Furthermore, this storage unit evokes the subconscious archetype in Jung's depth psychology, while the issue of money in the film resonates with Arthur Schopenhauer's philosophy of 'Will' (Wille) and Friedrich Nietzsche's concept of 'Will to Power' (Wille zur Macht). For Hank, money is not merely a material value; it transforms into a destructive desire that shakes the very foundation of his existence—a blind will that is an instrument of his struggle for survival.




ARONOFSKY’S SIGNATURE: THE EXISTENTIAL QUEST IN THE CRIMINAL UNIVERSE

Darren Aronofsky's films are often regarded as a visual externalization of his characters' destructive obsessions and internal chaos. What sets his cinema apart is that he doesn't merely use the mental and spiritual collapse of his characters as a narrative device. In Caught Stealing, this signature is clearly visible. Although the film appears on the surface to be a crime caper, at its core, it tells a story of an existential quest and offers viewers an experience that invites them to discover how the director's cinema conveys his familiar concepts of obsession and destruction.

Aronofsky turns Hank Thompson's chaotic chase for the stolen money into a visual externalization of a man getting lost in his own internal labyrinth. The master director skillfully uses his cinematographic tools to reflect this internal chaos. New York's hazy and claustrophobic streets function as a reflection of Hank's mental state. The camera, at the character's shoulder height, moves quickly, pulling the audience into a cycle of panic and paranoia with him. This visual language, much like the mathematical obsession in Pi or the perfectionist fixation in Black Swan, projects the destructive energy from the main character's inner world onto the screen.




NEW YORK AS A CHAOTIC LABYRINTH

One of the film's most important plot points, or turning points, is that the money is not just a commodity or a material goal; it's an instrument that symbolizes Hank's deepest fears and desires, almost like an archetype emerging from Jung's collective unconscious. In this criminal universe, Aronofsky doesn't reveal the drama of a man chasing a pile of money, but rather a man questioning the meaning of his own existence, his destiny, and his destructive Will. The film makes the audience question their perception of reality, while at the same time forcing them to confront their own ontological obsessions and fears.

EFE TEKSOY

 

REFERENCES

  • Bataille, G. (2017). The Accursed Share (La Part maudite). (I. Ergüden, Trans.). Ayrıntı Yayınları.
  • Jung, C. G. (2016). Two Essays on Analytical Psychology. (İ. H. Yılmaz, Trans.). Pinhan Yayıncılık.
  • Jung, C. G. (2003).
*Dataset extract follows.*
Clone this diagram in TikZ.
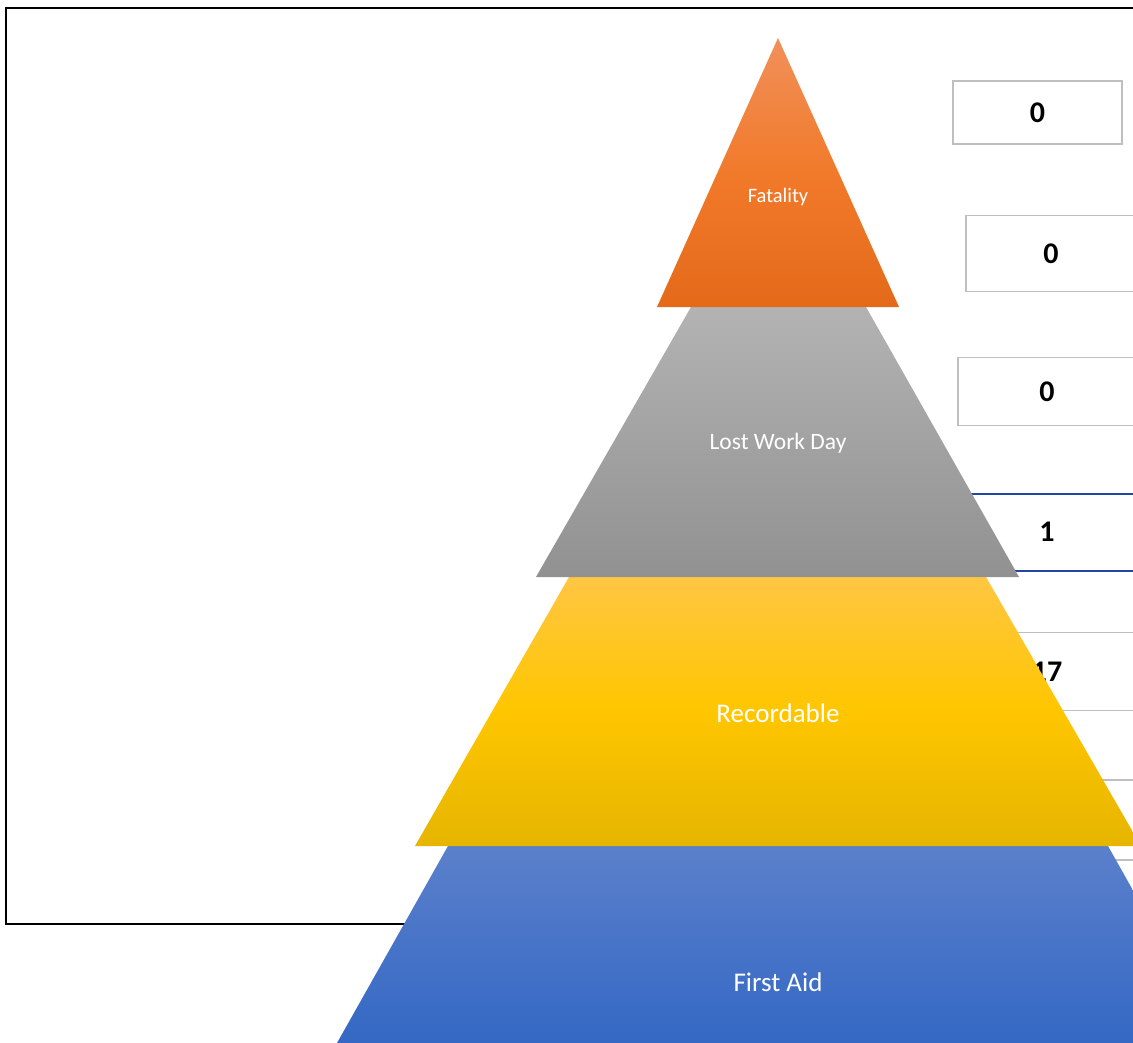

Four Archetypes. (Z. A. Yılmazer, Trans.). Metis Yayınları.
  • Jung, C. G. (2016). Man and His Symbols. (H. M. İlgün, Trans.). Kabalcı Yayınevi.
  • Nietzsche, F. (2010). The Will to Power (Der Wille zur Macht). (N. Epçeli, Trans.). Say Yayınları.
  • Schopenhauer, A. (2020). The World as Will and Representation (Die Welt als Wille und Vorstellung). (A. O. Aktaş, Trans.). Doğu Batı Yayınları.